Fat Mac

About two weeks after you could buy them, I bought a 128K Mac and an external floppy drive at a Computerworld store in Monterey. At the time I was working on the Atari ST at Digital Research. I’d somehow latched onto the series of loose-bound chapters that would later become Inside Macintosh, and I really wanted to program the beastie.  I really admired the cleanliness of the internal design (compared to the internals of GEM), and I wanted to get my hands dirty.

But a clean design with awful tools isn’t a wonderful experience.

Programming the Mac proved to be more painful than I was willing to put up with. There was an assembler, but it was slow and every development turn required about 18 mouse clicks. I tried a version of MacForth and quickly remembered how much FORTH disgusted me. My roommate had more perseverance and actually wrote something — a terminal emulator, I think — in some interpreted Pascal environment published by Microsoft.   LightSpeed C and its awesome scale-of-seconds turnaround time wouldn’t exist for a couple of years, and you needed a ten thousand dollar Apple Lisa system to do “serious” development in native Pascal.

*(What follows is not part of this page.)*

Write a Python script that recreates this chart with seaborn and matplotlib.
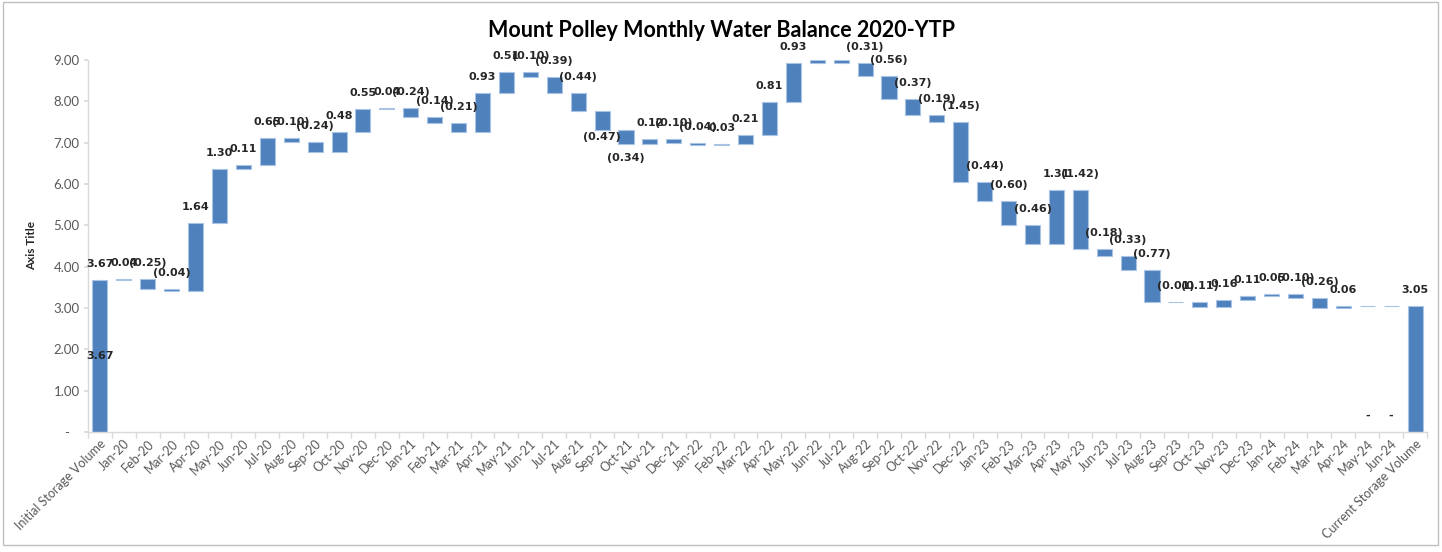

I upgraded the 128K Mac to a 512K “Fat Mac” over a weekend in one of the labs at Atari. You needed a pretty beefy soldering iron because the circuit board had massive +5 and ground planes that rapidly sucked heat away from pins you had to desolder. Getting the Mac apart took some ingenuity; Torx drivers were not common then, and the only one I could find was too short to reach the screw heads in their wells in the plastic case. I finally bought a too-short Torx driver anyway, extended it by ramming the barrel of a ball-point pen onto its handle, and used a pair of vice grips to apply torque.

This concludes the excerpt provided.